When clients experience a smooth, professional process from booking through payment, price resistance drops. The system itself communicates that you run a serious business worth the investment.
Action Steps
- Calculate your break-even hourly rate this week. Add up every business expense plus your desired salary, divide by your realistic billable hours. If your current rates are below this number, you are losing money and need to raise prices immediately.
- Audit your pricing against 8-10 competitors. Map the full range in your market and identify where your experience and quality honestly positions you. Adjust your rates to match your position, not the lowest competitor.
- Build a three-tier pricing structure.
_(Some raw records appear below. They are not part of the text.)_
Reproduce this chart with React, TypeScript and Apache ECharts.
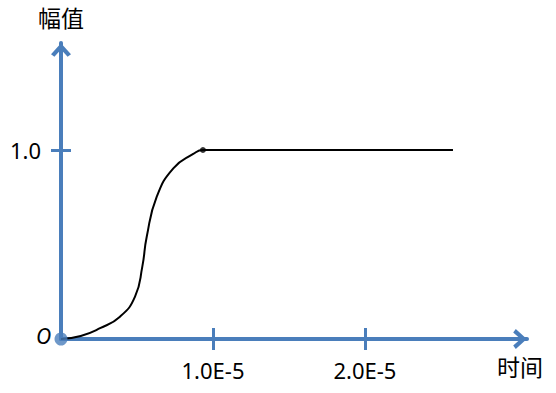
import React, { useEffect, useRef } from "react";
import * as echarts from "echarts";

// x values in units of 1E-5 (time), y values are amplitude
const curveX = [0, 0.13, 0.257, 0.388, 0.487, 0.535, 0.564, 0.63, 0.739, 0.87, 0.934, 2.579];
const curveY = [0, 0.016, 0.057, 0.118, 0.224, 0.383, 0.541, 0.753, 0.903, 0.979, 1.0, 1.0];
const endPoint = [0.934, 1.0];
const xTicks = [1, 2];
const xTickLabels = ["1.0E-5", "2.0E-5"];
const yTicks = [1];
const yTickLabels = ["1.0"];
const originLabel = "O";
const yName = "幅值";
const xName = "时间";

const BLUE = "#4a7ebb";
const FONT = "'Noto Sans', 'Noto Sans CJK SC', sans-serif";
const CHEVRON = "path://M10,0 L20,11 L16.6,13.6 L10,6.2 L3.4,13.6 L0,11 Z";

export default function App() {
  const ref = useRef<HTMLDivElement>(null);
  useEffect(() => {
    if (!ref.current) return;
    const chart = echarts.init(ref.current, null, { renderer: "svg" });
    const xMin = 0, xMax = 3.066, yMin = 0, yMax = 1.566;
    const baseX = { type: "value" as const, min: xMin, max: xMax, splitLine: { show: false } };
    const baseY = { type: "value" as const, min: yMin, max: yMax, splitLine: { show: false } };
    const arrowLine = {
      show: true,
      symbol: ["none", CHEVRON],
      symbolSize: [20, 16],
      symbolOffset: [0, -7],
      lineStyle: { color: BLUE, width: 4 },
    };
    chart.setOption({
      animation: false,
      grid: { left: 61, right: 29, top: 43, bottom: 54 },
      xAxis: [
        {
          ...baseX,
          axisLine: arrowLine,
          axisTick: { show: true, customValues: xTicks, length: 11, inside: false, lineStyle: { color: BLUE, width: 3 } },
          axisLabel: {
            show: true,
            customValues: xTicks,
            margin: 20,
            color: "#000",
            fontSize: 22,
            fontFamily: FONT,
            formatter: (v: number) => {
              const i = xTicks.findIndex((t) => Math.abs(t - v) < 1e-9);
              return i >= 0 ? xTickLabels[i] : "";
            },
          },
        },
        {
          ...baseX,
          position: "bottom",
          axisLine: { show: false },
          axisTick: { show: true, customValues: xTicks, length: 11, inside: true, lineStyle: { color: BLUE, width: 3 } },
          axisLabel: { show: false },
        },
      ],
      yAxis: [
        {
          ...baseY,
          name: yName,
          nameLocation: "end",
          nameGap: 14,
          nameTextStyle: { color: "#000", fontSize: 23, fontFamily: FONT, align: "center" },
          axisLine: arrowLine,
          axisTick: { show: true, customValues: yTicks, length: 10, inside: false, lineStyle: { color: BLUE, width: 3 } },
          axisLabel: {
            show: true,
            customValues: yTicks,
            margin: 20,
            color: "#000",
            fontSize: 22,
            fontFamily: FONT,
            formatter: (v: number) => {
              const i = yTicks.findIndex((t) => Math.abs(t - v) < 1e-9);
              return i >= 0 ? yTickLabels[i] : "";
            },
          },
        },
        {
          ...baseY,
          position: "left",
          axisLine: { show: false },
          axisTick: { show: true, customValues: yTicks, length: 10, inside: true, lineStyle: { color: BLUE, width: 3 } },
          axisLabel: { show: false },
        },
      ],
      series: [
        {
          type: "line",
          xAxisIndex: 0,
          yAxisIndex: 0,
          data: curveX.map((x, i) => [x, curveY[i]]),
          smooth: 0.5,
          showSymbol: false,
          lineStyle: { color: "#000", width: 2 },
          z: 3,
        },
        {
          type: "scatter",
          data: [endPoint],
          symbolSize: 6,
          itemStyle: { color: "#000" },
          z: 4,
        },
        {
          type: "scatter",
          data: [[0, 0]],
          symbolSize: 13,
          itemStyle: { color: BLUE },
          z: 5,
        },
      ],
      graphic: [
        {
          type: "text",
          left: 36,
          top: 325,
          style: { text: originLabel, fontSize: 21, fontStyle: "italic", fontFamily: FONT, fill: "#000" },
        },
        {
          type: "text",
          left: 497,
          top: 355,
          style: { text: xName, fontSize: 23, fontFamily: FONT, fill: "#000" },
        },
      ],
    });
    return () => chart.dispose();
  }, []);
  return (
    <div
      ref={ref}
      style={{ position: "fixed", left: 0, top: 0, width: 556, height: 393, background: "#fff" }}
    />
  );
}
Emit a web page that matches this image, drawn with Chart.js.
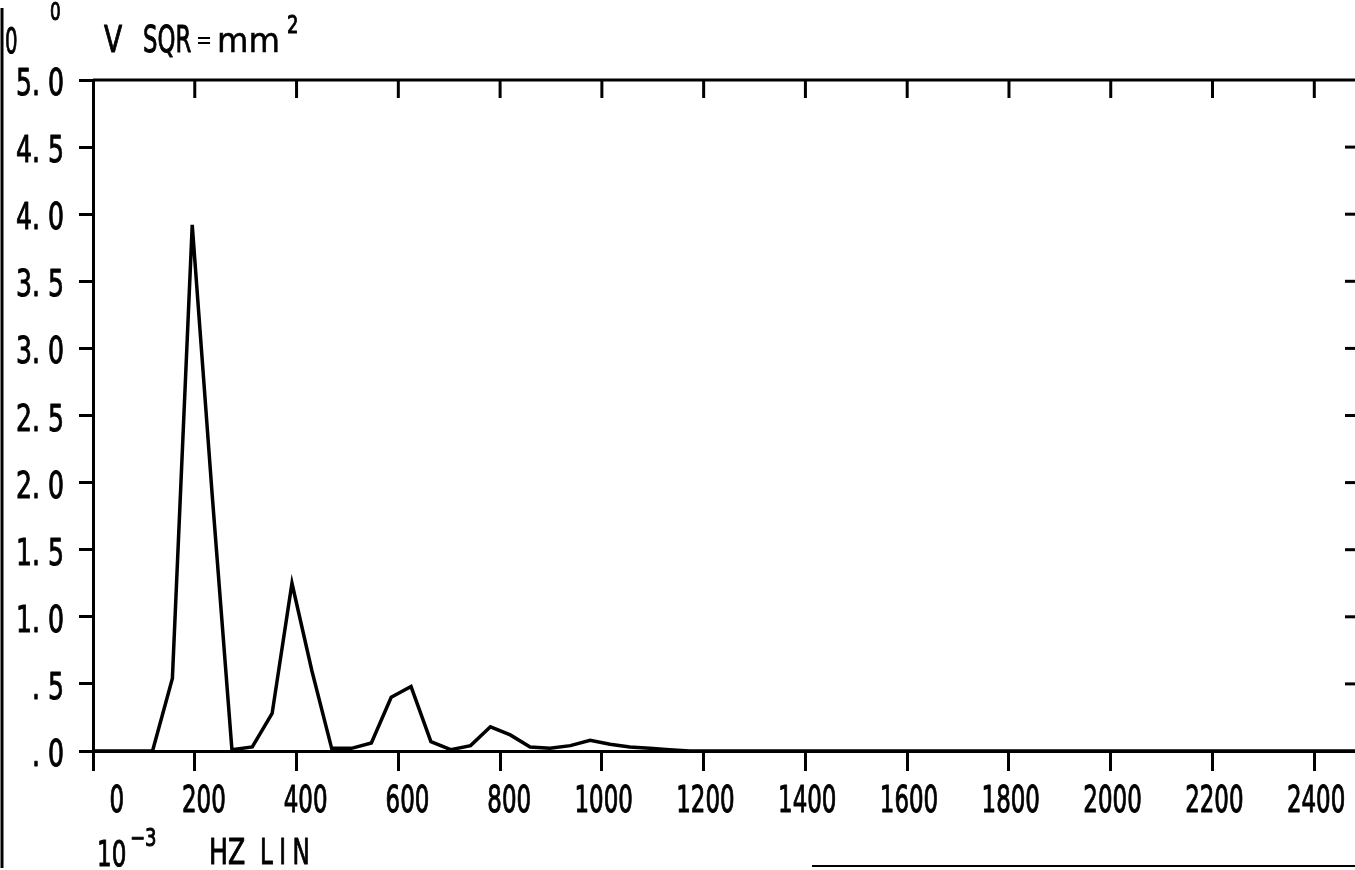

Create basic, standard, and premium options with clear differentiators. Display them on your booking page and let clients self-select.
- Schedule your next price increase. If it has been more than 12 months, plan a 5-15% increase within the next 60 days. Draft the client notification email today so the only step left is sending it.
- Practice your objection responses. Say them out loud until they sound natural. Confidence in the money conversation is a skill you develop through repetition, not something you are born with.
Frequently Asked Questions
How do I know if I am undercharging right now?
Three reliable signals: clients rarely push back on your prices or negotiate, your schedule is consistently full with a waitlist, and you feel resentful about the work-to-pay ratio. If prospective clients accept your quote immediately and enthusiastically every time, you are almost certainly below market rate. Some price resistance is healthy — it means you are pricing at the top of what the market will bear, which is exactly where a quality provider should be.
Should I publish my prices or keep them private?
For most service businesses, publishing prices is the better strategy. It filters out clients who cannot afford your services before they consume your time with inquiries, sets expectations before the first conversation, and signals confidence. The main exception is highly customized services where the scope varies dramatically between clients — consulting engagements, large projects, or specialized treatments. In those cases, publish a starting price or price range to give context while leaving room for custom quoting.
How often should I raise my prices?
At minimum, once per year. Annual increases of 3-8% keep pace with inflation and cost increases. Larger adjustments (10-20%) are appropriate when your skills or credentials have improved significantly, when demand consistently exceeds supply, or when you discover through market research that you are substantially below comparable providers. The Harvard Business Review notes that regular, small increases are better received by clients than infrequent, large jumps.
What if I lose clients after raising my prices?
Expect to lose a small percentage — typically 2-5% after a moderate increase. Calculate whether the revenue from the remaining clients at the higher rate exceeds what you earned before. In almost every case, it does. If you lose 3 clients out of 50 but increase your rate by 15%, the math works decisively in your favor. The clients who leave were likely your most price-sensitive and may have been the least profitable to serve. The capacity they free up can be filled with clients who value quality over cost.